A time delay is the ability to select how long the radio will wait, after the loss of signal, before taking any action. Should the radio change the valve status instantly on signal loss, or should it wait five minutes before taking action? Ideally, this should be user-selectable. Some manufacturers can provide a digital output from the radio to the EFM and create an alarm for loss of signal that will then be delivered to the software host and can be converted to a call out or can page the operator for notification of the loss.
A wired system may or may not provide these sorts of decision-support capabilities. Not all wireless systems provide this capability either. It is important, then, as a part of the wireless selection system, that the decision-support capabilities be an important, careful part of the evaluation.
Figure 6. Wireless monitoring has proven its reliability in the oil and gas industry.

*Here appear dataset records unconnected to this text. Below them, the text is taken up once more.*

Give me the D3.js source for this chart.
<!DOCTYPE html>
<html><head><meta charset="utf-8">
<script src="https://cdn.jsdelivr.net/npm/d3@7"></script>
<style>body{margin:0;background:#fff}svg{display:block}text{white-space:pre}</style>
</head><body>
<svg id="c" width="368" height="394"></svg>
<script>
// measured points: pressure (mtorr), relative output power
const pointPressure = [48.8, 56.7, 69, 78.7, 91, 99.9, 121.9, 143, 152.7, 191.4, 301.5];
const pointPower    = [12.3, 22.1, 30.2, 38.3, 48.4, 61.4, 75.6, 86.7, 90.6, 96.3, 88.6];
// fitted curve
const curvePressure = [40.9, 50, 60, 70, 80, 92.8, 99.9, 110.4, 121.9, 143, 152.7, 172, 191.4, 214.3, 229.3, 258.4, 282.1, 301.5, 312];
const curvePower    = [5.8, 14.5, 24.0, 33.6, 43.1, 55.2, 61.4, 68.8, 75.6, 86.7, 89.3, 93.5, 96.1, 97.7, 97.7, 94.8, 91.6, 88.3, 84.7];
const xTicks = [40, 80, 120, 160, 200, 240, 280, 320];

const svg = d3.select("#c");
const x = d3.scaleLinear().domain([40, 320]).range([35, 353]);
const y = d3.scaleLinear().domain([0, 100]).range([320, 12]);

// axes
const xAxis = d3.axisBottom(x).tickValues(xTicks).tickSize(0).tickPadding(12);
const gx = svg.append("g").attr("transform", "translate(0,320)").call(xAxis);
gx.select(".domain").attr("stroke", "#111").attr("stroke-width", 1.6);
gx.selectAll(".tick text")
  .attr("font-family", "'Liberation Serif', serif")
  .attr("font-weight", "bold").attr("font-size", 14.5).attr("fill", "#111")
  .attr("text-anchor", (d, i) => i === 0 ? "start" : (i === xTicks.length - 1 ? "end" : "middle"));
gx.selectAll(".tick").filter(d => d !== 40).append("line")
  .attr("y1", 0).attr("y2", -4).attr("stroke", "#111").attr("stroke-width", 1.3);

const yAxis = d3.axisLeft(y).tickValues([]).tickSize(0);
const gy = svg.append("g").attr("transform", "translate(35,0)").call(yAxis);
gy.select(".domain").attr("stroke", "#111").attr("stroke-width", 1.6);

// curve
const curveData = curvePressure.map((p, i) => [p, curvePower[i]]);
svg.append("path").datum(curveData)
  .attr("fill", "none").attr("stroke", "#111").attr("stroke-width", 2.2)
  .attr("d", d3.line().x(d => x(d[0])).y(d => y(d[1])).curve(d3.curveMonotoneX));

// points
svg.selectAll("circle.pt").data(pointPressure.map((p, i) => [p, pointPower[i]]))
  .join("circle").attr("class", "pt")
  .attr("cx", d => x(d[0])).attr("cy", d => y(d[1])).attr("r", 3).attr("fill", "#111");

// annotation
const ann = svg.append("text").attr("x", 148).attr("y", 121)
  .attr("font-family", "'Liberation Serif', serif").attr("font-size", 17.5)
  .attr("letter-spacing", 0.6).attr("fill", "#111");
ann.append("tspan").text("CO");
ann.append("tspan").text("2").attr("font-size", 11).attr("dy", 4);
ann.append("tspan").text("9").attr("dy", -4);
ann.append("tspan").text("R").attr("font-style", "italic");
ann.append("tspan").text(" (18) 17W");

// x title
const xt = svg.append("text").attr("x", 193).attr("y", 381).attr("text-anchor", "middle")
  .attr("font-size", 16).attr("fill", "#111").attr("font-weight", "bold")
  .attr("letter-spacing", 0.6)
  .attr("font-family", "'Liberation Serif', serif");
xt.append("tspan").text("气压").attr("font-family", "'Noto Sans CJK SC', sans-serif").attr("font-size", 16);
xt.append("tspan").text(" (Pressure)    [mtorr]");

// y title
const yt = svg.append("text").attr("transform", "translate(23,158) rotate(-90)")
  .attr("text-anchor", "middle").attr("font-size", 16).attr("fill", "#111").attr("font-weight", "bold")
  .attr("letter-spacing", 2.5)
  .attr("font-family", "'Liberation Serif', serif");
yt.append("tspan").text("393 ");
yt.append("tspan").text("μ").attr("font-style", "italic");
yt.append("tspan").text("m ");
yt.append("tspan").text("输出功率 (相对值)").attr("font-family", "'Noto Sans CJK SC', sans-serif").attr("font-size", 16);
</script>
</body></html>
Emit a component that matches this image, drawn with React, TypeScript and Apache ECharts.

Twenty years ago chart recorders, manual tank measurement with tape measures, and hand set timer clocks, were the normal tools of the trade for oil and gas production operations. In 2008, nearly 100,000 new wells in the U.S. and Canada were automated with electronic controls. The pace of change has increased every year, with electronics having overtaken manual devices by a 10:1 margin last year.

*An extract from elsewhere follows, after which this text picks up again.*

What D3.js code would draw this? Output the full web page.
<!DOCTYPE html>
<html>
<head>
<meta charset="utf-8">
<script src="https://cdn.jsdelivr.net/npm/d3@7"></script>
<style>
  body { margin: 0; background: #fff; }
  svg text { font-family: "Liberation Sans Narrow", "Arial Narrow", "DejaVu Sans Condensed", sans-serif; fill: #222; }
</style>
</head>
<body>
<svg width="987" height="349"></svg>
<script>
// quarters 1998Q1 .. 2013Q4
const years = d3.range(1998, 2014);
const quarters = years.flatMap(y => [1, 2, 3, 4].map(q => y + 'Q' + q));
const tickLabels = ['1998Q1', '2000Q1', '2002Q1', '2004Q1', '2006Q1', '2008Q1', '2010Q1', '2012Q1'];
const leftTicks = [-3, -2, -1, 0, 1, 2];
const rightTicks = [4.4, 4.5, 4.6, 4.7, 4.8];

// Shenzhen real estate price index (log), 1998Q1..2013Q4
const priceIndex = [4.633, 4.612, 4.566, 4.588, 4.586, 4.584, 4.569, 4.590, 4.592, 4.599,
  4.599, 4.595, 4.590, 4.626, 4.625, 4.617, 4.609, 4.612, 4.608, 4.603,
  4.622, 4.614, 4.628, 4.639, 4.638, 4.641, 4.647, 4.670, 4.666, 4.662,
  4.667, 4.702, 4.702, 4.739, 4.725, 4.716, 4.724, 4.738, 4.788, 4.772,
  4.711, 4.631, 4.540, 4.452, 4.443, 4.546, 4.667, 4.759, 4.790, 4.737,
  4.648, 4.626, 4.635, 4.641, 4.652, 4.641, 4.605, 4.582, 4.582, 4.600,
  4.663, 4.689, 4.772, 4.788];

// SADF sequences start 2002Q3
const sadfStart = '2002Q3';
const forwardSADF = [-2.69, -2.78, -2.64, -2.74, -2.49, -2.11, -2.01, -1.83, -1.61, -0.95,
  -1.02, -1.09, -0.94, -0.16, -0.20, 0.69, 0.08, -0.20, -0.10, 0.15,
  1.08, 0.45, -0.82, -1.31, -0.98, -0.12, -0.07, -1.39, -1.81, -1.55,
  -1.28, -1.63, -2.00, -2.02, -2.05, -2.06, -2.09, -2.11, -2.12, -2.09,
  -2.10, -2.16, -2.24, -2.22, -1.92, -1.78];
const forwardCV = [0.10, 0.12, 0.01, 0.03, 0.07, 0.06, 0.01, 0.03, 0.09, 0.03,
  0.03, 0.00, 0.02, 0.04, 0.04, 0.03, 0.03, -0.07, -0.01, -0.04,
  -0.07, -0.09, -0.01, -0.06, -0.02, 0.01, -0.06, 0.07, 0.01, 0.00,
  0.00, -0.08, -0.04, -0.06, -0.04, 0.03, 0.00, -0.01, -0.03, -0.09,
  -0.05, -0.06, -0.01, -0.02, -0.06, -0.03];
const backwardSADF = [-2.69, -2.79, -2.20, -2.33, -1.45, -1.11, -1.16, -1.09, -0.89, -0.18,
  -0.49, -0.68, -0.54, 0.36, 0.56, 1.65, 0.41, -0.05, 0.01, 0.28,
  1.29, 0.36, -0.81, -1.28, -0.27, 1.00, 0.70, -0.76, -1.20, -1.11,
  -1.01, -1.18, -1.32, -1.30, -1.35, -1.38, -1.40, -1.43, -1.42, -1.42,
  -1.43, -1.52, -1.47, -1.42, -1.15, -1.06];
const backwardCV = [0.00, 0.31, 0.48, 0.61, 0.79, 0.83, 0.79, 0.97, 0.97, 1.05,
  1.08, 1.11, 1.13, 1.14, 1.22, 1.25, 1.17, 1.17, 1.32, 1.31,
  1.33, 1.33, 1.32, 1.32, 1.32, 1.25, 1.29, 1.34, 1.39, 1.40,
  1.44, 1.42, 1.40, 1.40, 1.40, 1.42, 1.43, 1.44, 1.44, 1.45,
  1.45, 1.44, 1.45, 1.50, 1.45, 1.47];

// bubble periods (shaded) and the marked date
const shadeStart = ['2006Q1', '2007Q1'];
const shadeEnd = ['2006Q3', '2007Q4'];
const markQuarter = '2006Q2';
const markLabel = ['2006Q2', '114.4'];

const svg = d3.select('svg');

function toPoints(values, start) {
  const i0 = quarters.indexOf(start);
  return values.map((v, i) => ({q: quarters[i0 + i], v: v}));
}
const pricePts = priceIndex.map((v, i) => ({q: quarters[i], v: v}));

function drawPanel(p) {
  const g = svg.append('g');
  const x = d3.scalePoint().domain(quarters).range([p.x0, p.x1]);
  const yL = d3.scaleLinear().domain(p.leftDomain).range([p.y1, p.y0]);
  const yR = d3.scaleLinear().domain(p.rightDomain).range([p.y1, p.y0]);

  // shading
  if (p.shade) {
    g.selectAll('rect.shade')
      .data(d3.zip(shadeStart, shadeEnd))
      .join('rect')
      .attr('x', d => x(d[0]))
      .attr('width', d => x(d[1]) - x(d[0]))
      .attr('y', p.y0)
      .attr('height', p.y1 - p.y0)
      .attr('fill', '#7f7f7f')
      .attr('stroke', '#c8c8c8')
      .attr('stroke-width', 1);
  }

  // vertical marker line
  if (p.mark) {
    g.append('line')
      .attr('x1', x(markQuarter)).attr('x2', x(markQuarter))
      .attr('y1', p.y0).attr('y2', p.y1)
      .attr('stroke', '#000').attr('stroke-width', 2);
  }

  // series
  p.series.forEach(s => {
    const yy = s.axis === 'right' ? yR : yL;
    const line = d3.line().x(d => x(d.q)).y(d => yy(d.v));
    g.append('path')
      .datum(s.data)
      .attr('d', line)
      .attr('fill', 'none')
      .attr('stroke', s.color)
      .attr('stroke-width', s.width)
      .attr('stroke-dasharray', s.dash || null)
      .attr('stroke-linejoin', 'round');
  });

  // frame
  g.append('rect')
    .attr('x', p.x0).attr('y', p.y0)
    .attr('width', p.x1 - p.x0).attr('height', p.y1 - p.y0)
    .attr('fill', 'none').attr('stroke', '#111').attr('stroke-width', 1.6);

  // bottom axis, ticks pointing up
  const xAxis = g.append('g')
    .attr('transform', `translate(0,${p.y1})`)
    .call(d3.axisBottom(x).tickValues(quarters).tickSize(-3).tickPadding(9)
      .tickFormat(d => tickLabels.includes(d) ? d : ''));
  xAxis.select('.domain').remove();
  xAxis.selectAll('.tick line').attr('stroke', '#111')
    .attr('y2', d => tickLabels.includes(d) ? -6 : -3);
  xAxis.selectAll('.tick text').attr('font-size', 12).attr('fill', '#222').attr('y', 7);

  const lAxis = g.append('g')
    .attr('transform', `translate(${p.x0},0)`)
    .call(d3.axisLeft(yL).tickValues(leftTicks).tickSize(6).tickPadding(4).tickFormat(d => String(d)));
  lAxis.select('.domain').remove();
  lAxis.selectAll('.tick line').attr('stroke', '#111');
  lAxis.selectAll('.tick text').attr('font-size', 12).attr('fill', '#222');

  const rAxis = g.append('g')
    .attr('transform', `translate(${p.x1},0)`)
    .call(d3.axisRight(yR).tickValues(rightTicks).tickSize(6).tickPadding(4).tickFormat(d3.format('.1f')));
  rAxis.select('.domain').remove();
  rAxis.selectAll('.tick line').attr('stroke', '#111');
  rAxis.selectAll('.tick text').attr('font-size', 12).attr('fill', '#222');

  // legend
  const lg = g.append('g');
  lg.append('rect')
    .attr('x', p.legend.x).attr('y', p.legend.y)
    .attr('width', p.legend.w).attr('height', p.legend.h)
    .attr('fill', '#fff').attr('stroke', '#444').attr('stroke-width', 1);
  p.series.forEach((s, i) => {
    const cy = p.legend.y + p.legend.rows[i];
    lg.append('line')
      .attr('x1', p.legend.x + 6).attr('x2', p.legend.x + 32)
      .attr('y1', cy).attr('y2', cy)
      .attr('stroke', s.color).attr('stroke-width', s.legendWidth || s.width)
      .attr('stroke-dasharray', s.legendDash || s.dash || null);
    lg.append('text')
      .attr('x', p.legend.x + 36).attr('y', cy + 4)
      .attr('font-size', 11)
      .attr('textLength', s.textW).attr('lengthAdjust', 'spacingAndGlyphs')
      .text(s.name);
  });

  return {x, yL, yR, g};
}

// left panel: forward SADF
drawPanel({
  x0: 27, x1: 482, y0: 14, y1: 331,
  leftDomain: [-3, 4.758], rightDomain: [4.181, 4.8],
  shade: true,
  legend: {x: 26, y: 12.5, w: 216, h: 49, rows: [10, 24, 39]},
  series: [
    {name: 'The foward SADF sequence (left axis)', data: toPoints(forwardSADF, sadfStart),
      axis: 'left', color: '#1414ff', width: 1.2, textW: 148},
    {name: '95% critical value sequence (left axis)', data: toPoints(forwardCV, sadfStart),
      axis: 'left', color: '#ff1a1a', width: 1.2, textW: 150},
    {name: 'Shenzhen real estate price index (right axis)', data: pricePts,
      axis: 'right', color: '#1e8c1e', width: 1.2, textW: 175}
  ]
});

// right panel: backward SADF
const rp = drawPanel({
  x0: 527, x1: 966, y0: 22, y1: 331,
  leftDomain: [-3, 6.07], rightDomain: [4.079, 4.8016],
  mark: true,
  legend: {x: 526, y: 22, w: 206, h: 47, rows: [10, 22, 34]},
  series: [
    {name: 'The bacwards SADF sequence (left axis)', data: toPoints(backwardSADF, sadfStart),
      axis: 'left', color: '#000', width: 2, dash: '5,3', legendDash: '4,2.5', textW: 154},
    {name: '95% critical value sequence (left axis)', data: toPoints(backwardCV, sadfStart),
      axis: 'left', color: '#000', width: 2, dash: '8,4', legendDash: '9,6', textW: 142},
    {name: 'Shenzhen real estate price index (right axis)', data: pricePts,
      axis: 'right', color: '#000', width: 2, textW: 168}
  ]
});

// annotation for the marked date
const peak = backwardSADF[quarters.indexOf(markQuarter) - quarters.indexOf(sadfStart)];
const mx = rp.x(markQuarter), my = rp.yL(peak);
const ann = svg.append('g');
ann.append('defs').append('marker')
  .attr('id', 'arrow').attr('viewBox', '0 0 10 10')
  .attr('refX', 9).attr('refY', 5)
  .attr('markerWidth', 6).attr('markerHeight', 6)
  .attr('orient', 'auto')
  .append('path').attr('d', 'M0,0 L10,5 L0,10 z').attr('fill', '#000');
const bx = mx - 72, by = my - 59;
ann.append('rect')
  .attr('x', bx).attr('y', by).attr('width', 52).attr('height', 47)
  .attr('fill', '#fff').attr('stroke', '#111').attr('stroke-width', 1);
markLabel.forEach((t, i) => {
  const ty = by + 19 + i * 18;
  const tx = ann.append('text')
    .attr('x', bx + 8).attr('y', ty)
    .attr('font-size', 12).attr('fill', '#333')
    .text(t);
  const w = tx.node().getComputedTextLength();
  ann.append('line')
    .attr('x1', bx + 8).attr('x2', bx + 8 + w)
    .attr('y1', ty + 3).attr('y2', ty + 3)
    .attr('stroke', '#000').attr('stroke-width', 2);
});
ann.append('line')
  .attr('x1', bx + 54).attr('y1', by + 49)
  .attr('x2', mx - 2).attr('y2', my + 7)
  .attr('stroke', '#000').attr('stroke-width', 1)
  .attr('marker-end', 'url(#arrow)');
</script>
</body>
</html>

Technologies such as wireless IO save money, reduce labor costs, and improve efficiencies. The old adage about change is, "The decision to change only happens when the pain of change is less than the pain of staying the same." For most operators, that threshold has been crossed with wireless technology. Now the decisions have to be made on how to manage the pain of change and to minimize that pain. Here are a few suggestions:
Never trust but verify. New products claims sometimes have been exaggerated; a two-part evaluation of new equipment is prudent. First, ask the companies' representatives to bench-test the equipment in your facility. They should be able to validate that it will operate as advertised on the bench in your facilities. Second, ask for a field test. One of the important differentiating factors among manufacturers of wireless equipment is how well does it work in the real-world. The factors to consider in real world tests are:
- What is the range? How far can the radio reliably carry an accurate signal?
- Will the signal penetrate trees and foliage?

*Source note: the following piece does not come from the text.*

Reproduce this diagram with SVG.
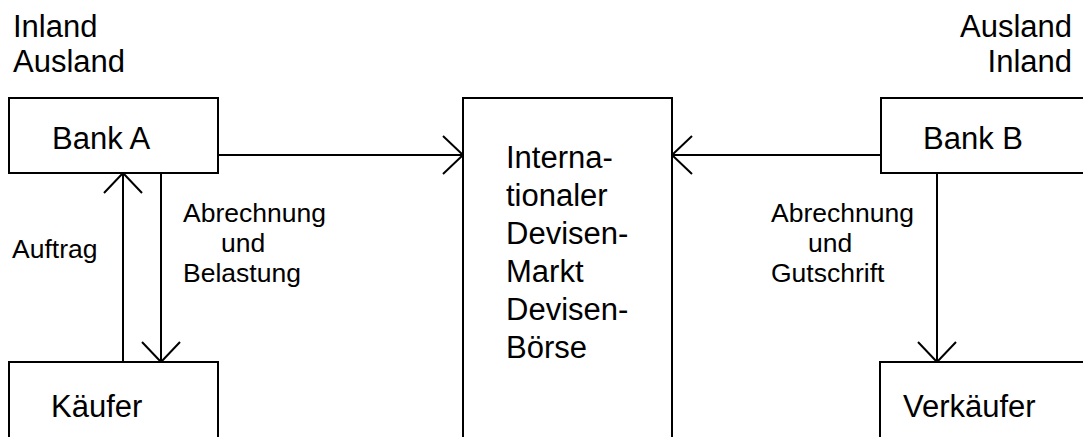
<svg xmlns="http://www.w3.org/2000/svg" width="1083" height="437" viewBox="0 0 1083 437">
  <defs>
    <style>
      .box { fill: #ffffff; stroke: #000000; stroke-width: 2; }
      .line { fill: none; stroke: #000000; stroke-width: 2; }
      .big { font-family: "Liberation Sans", Arial, sans-serif; font-size: 31px; fill: #000000; }
      .small { font-family: "Liberation Sans", Arial, sans-serif; font-size: 26.5px; fill: #000000; }
    </style>
    <marker id="arrow" viewBox="0 0 24 40" refX="22" refY="20" markerWidth="24" markerHeight="40" markerUnits="userSpaceOnUse" orient="auto">
      <path d="M2,1 L22,20 L2,39" fill="none" stroke="#000000" stroke-width="2"/>
    </marker>
  </defs>
  <rect width="1083" height="437" fill="#ffffff"/>

  <!-- Region labels -->
  <g id="label-left">
    <text class="big" x="13" y="37">Inland</text>
    <text class="big" x="13" y="72">Ausland</text>
  </g>
  <g id="label-right">
    <text class="big" x="1072" y="37" text-anchor="end">Ausland</text>
    <text class="big" x="1072" y="72" text-anchor="end">Inland</text>
  </g>

  <!-- Connectors -->
  <g id="connectors">
    <line class="line" x1="218" y1="155" x2="463" y2="155" marker-end="url(#arrow)"/>
    <line class="line" x1="881" y1="155" x2="672" y2="155" marker-end="url(#arrow)"/>
    <line class="line" x1="123" y1="362" x2="123" y2="173" marker-end="url(#arrow)"/>
    <line class="line" x1="161" y1="173" x2="161" y2="362" marker-end="url(#arrow)"/>
    <line class="line" x1="937" y1="173" x2="937" y2="362" marker-end="url(#arrow)"/>
    <text class="small" x="12" y="258">Auftrag</text>
    <text class="small" x="183" y="222">Abrechnung</text>
    <text class="small" x="221" y="252">und</text>
    <text class="small" x="183" y="282">Belastung</text>
    <text class="small" x="771" y="222">Abrechnung</text>
    <text class="small" x="808" y="252">und</text>
    <text class="small" x="771" y="282">Gutschrift</text>
  </g>

  <!-- Nodes -->
  <g id="bank-a">
    <rect class="box" x="9" y="98" width="209" height="75"/>
    <text class="big" x="52" y="149">Bank A</text>
  </g>
  <g id="kaeufer">
    <rect class="box" x="9" y="362" width="209" height="90"/>
    <text class="big" x="51" y="417">Käufer</text>
  </g>
  <g id="devisenmarkt">
    <rect class="box" x="463" y="98" width="209" height="354"/>
    <text class="big" x="506">
      <tspan x="506" y="168">Interna-</tspan>
      <tspan x="506" y="206">tionaler</tspan>
      <tspan x="506" y="244">Devisen-</tspan>
      <tspan x="506" y="282">Markt</tspan>
      <tspan x="506" y="320">Devisen-</tspan>
      <tspan x="506" y="358">Börse</tspan>
    </text>
  </g>
  <g id="bank-b">
    <rect class="box" x="881" y="98" width="210" height="75"/>
    <text class="big" x="923" y="149">Bank B</text>
  </g>
  <g id="verkaeufer">
    <rect class="box" x="880" y="362" width="211" height="90"/>
    <text class="big" x="903" y="417">Verkäufer</text>
  </g>
</svg>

- How accurate are the readings when compared to the instrument that generates the signal (resolution)?
- How does the radio technology handle other radio traffic in the area? Some products fail when deployed in proximity to other radio signals.
- What is the power consumption of the radio? Some products are designed for in-plant operations and require significantly larger and more expensive batteries and solar panels to properly operate and extend the periods of power autonomy.
Take the time to do a little research and product validation. Taking time to talk to other industry experts such as your EFM manufacturer or local service provider, to see what their experiences have been with various products may save you time in getting to a small group of products you want to test before making your final decision. Ask about the service history of the product and the provider. Make sure that the service and support histories are consistent with the advertising and, especially, with your tolerance level for service calls.
If you have several wells for which you would like to try going wireless, ask those manufacturers on your short list to provide you with a pilot installation to allow you to compare apples to apples. Do not consider any manufacturer who is not willing to do head-to-head comparisons with its competitors.
One thing is certain. The world is changing and we are all adapting to keep up with those changes. Hopefully, you will find a group of vendors that share your excitement in making those changes. Having good partners will make it easier for everyone in your organization to make the transition. No one likes to change from the comfortable to the uncertain. Having experienced suppliers that help you and your staff make the leap of faith into new technology is very important.